Desde luego, es de lo más deseable que la condena que aplaudimos siente un precedente que impulse a los agentes fiscales y a los jueces a perseguir y a castigar a los mafiosos ligados al poder político, pero debe insistirse en que es necesario un saneamiento a fondo de los órganos que integran, y que ello requiere una amplia movilización ciudadana.
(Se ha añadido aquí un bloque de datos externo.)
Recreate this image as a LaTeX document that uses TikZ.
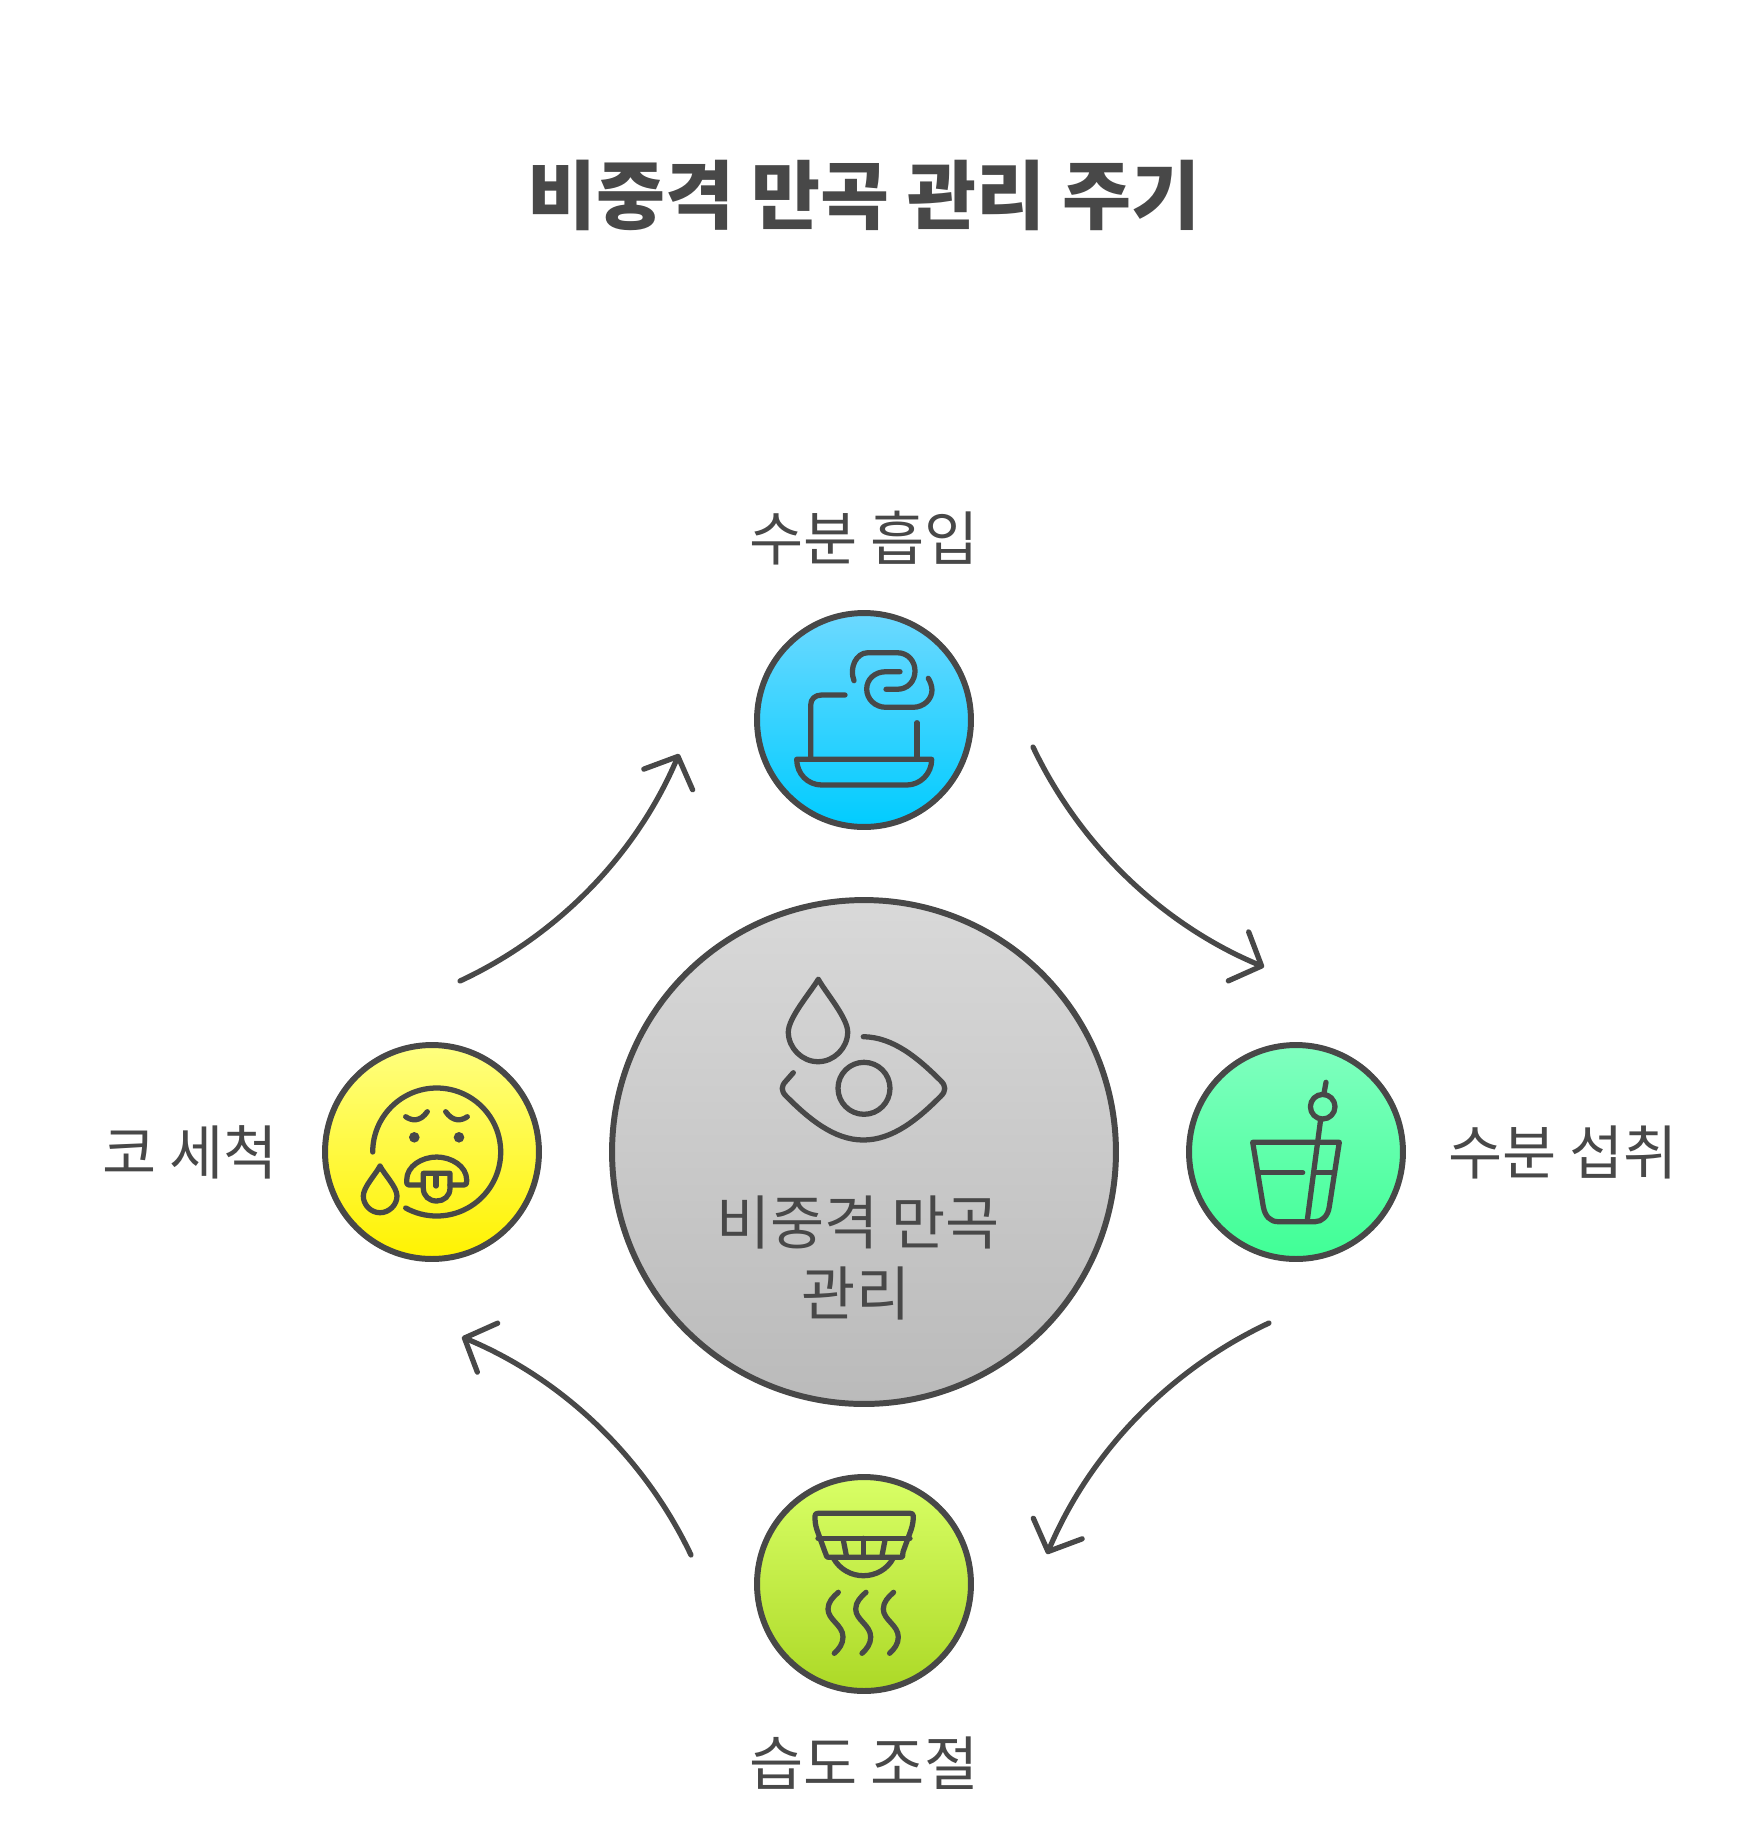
\documentclass[tikz,border=0pt]{standalone}
\usepackage{fontspec}
\setmainfont{Noto Sans CJK KR}
\usetikzlibrary{arrows.meta}
\definecolor{inkgray}{HTML}{484848}
\tikzset{
	stagecircle/.style={circle, draw=inkgray, line width=3.4pt, minimum size=4.28cm, inner sep=0pt},
	stagelabel/.style={text=inkgray, font=\fontsize{33.5pt}{40pt}\selectfont, inner sep=0pt},
	iconline/.style={draw=inkgray, line width=3pt, line cap=round, line join=round},
	cyclearrow/.style={draw=inkgray, line width=3pt, line cap=round, -{Straight Barb[length=0.5cm, width=1.06cm, round]}}
}

\begin{document}
\begin{tikzpicture}[x=0.02cm, y=-0.02cm]
		\useasboundingbox (0,0) rectangle (1764,1830);

		% circles
		\node[stagecircle, minimum size=10.08cm, top color=black!15, bottom color=black!27] (hub) at (864,1152) {};
		\node[stagecircle, top color=cyan!50!white!85!blue, bottom color=cyan!80!blue] (inhale) at (864,720) {};
		\node[stagecircle, top color=green!50!cyan!50!white, bottom color=green!55!cyan!75!white] (intake) at (1296,1152) {};
		\node[stagecircle, top color=lime!60!white, bottom color=lime!70!gray] (humidity) at (864,1584) {};
		\node[stagecircle, top color=yellow!50!white, bottom color=yellow!90!orange] (rinse) at (432,1152) {};

		% texts
		\node[text=inkgray, inner sep=0pt, font=\fontsize{42.7pt}{50pt}\selectfont\bfseries] (title) at (864,195) {비중격 만곡 관리 주기};
		\node[stagelabel] (inhalelabel) at (864,538) {수분 흡입};
		\node[stagelabel] (intakelabel) at (1563,1152) {수분 섭취};
		\node[stagelabel] (humiditylabel) at (864,1763) {습도 조절};
		\node[stagelabel, anchor=east] (rinselabel) at (278,1152) {코 세척};
		\node[stagelabel] (hublabela) at (858,1222) {비중격 만곡};
		\node[stagelabel] (hublabelb) at (856,1293) {관리};

		% arrows
		\coordinate (a1) at (1033,747);
		\coordinate (a2) at (1264,967);
		\coordinate (b1) at (1269,1323);
		\coordinate (b2) at (1047,1554);
		\coordinate (c1) at (691,1555);
		\coordinate (c2) at (462,1337);
		\coordinate (d1) at (460,981);
		\coordinate (d2) at (679,754);
		\draw[cyclearrow] (a1) to[bend right=21, looseness=.88] (a2);
		\draw[cyclearrow] (b1) to[bend right=21, looseness=.88] (b2);
		\draw[cyclearrow] (c1) to[bend right=21, looseness=.88] (c2);
		\draw[cyclearrow] (d1) to[bend right=21, looseness=.88] (d2);

		% hub icon
		\draw[iconline] (818.3,979.3) .. controls (810,993) and (788.3,1018) .. (788.3,1032) .. controls (788.3,1048) and (802,1061.7) .. (818,1061.7) .. controls (834,1061.7) and (847.7,1048) .. (847.7,1032) .. controls (847.7,1018) and (826,993) .. (818.3,979.3);
		\draw[iconline] (864,1088.3) circle (26);
		\draw[iconline] (863.3,1036.7) .. controls (893,1037) and (918,1058) .. (941,1081) .. controls (946,1086) and (946,1091) .. (941,1096) .. controls (918,1119) and (893,1140) .. (863.3,1140) .. controls (834,1140) and (809,1119) .. (786,1096) .. controls (781,1091) and (781,1086) .. (786,1081) -- (793.3,1072.7);

		% inhale icon
		\draw[iconline] (796.7,759.3) -- (931.7,759.3) .. controls (931.7,774) and (920,785) .. (906.7,785) -- (821.7,785) .. controls (808,785) and (796.7,774) .. (796.7,759.3);
		\draw[iconline] (810.7,759.3) -- (810.7,705) .. controls (810.7,699) and (815,695) .. (821.7,695) -- (845,695);
		\draw[iconline] (917,759.3) -- (917,722.7);
		\draw[iconline] (854,680.7) .. controls (849,668) and (856,652.7) .. (868,652.7) -- (897,652.7) .. controls (908,652.7) and (915,661) .. (915,671) .. controls (915,681) and (908,689.3) .. (897,689.3) -- (886,689.3);
		\draw[iconline] (900,671.7) -- (886,671.7) .. controls (875,671.7) and (866.7,679) .. (866.7,689) .. controls (866.7,699) and (875,707.3) .. (886,707.3) -- (913,707.3) .. controls (924,707.3) and (932,699) .. (932,690) .. controls (932,686) and (930,681) .. (928.3,678.3);

		% intake icon
		\draw[iconline] (1252.7,1142.3) -- (1339.3,1142.3) -- (1329.3,1206.7) .. controls (1328,1216) and (1322,1221.7) .. (1315,1221.7) -- (1278.3,1221.7) .. controls (1270,1221.7) and (1265,1216) .. (1263.3,1206.7) -- cycle;
		\draw[iconline] (1258.3,1172.7) -- (1302.7,1172.7);
		\draw[iconline] (1316.7,1172.7) -- (1333.3,1172.7);
		\draw[iconline] (1307.3,1220) -- (1320.7,1119);
		\draw[iconline] (1322.7,1106.7) circle (12.3);
		\draw[iconline] (1324,1093.3) -- (1326,1082.3);

		% humidity icon
		\draw[iconline] (828,1557.3) -- (900,1557.3) .. controls (905,1557.3) and (901,1555) .. (903,1552) -- (911,1530) .. controls (913,1524) and (913.3,1520) .. (913.3,1516) .. controls (913.3,1514) and (912,1513.3) .. (910,1513.3) -- (818,1513.3) .. controls (816,1513.3) and (815,1514) .. (815,1516) .. controls (815,1520) and (815,1524) .. (817,1530) -- (825,1552) .. controls (827,1556) and (826,1557.3) .. (828,1557.3);
		\draw[iconline] (818,1538.3) -- (910,1538.3);
		\draw[iconline] (843.3,1540) -- (846.7,1557.3);
		\draw[iconline] (863.3,1538.3) -- (863.3,1557.3);
		\draw[iconline] (885,1540) -- (881.7,1557.3);
		\draw[iconline] (833.3,1558) .. controls (840,1570) and (852,1575.7) .. (863.3,1575.7) .. controls (875,1575.7) and (887,1570) .. (893.3,1558);
		\foreach \dx in {0,27.7,55.3}
			\draw[iconline, xshift=\dx*0.02cm] (838.3,1592.3) .. controls (833,1597) and (828,1602) .. (828,1609) .. controls (828,1620) and (843,1625) .. (843,1637) .. controls (843,1644) and (839,1649) .. (834.3,1653.3);

		% rinse icon
		\draw[iconline] (372.7,1152) arc[start angle=180, end angle=479, radius=64];
		\draw[iconline] (405.7,1116.7) .. controls (412,1121) and (420,1122) .. (427.3,1111.7);
		\draw[iconline] (445.7,1111.7) .. controls (453,1122) and (461,1121) .. (467.3,1116.7);
		\fill[inkgray] (414.3,1137.3) circle (5.3);
		\fill[inkgray] (459,1137.3) circle (5.3);
		\draw[iconline] (423,1185) -- (409,1185) .. controls (407,1185) and (406.7,1184) .. (406.7,1180) .. controls (406.7,1166) and (422,1157) .. (436.7,1157) .. controls (451,1157) and (466.7,1166) .. (466.7,1180) .. controls (466.7,1184) and (466,1185) .. (464,1185) -- (450,1185);
		\draw[iconline] (423.3,1173.3) -- (450,1173.3) -- (450,1188) .. controls (450,1196) and (444,1201) .. (436.7,1201) .. controls (429,1201) and (423.3,1196) .. (423.3,1188) -- cycle;
		\draw[iconline] (436,1175) -- (436,1186);
		\draw[iconline] (380,1166) .. controls (376,1174) and (363.3,1187) .. (363.3,1196) .. controls (363.3,1205) and (371,1212.7) .. (380,1212.7) .. controls (389,1212.7) and (397,1205) .. (397,1196) .. controls (397,1187) and (384,1174) .. (380,1166);
\end{tikzpicture}
\end{document}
Vilmar Acosta Marques no es el único exponente de la narcopolítica, como se sabe al menos desde noviembre de 2014, cuando una Comisión del Senado denunció por sus nexos con el narcotráfico a los diputados titulares Marcial Lezcano, Bernardo Villalba y Freddy D’Ecclesiis, al suplente Carlos Sánchez y a la “parlasuriana” Concepción de Villaalta, sin que hasta hoy, por cierto, se tomara medida alguna contra estos impresentables. Habrá otros más, que seguirán metiendo sus garras en el Ministerio Público y en el Poder Judicial para evitar que ellos mismos y sus patrones del crimen organizado vayan alguna vez a hacerle compañía al exintendente de Ypejhú. Ellos están en libertad y hasta podrían ser reelectos para seguir deshonrando el Congreso, de modo que este triunfo contra la impunidad, que celebramos, no debe ocultar que tenemos aún mucho que hacer y que exigir para que el Paraguay se libre de los delincuentes instalados en su aparato estatal.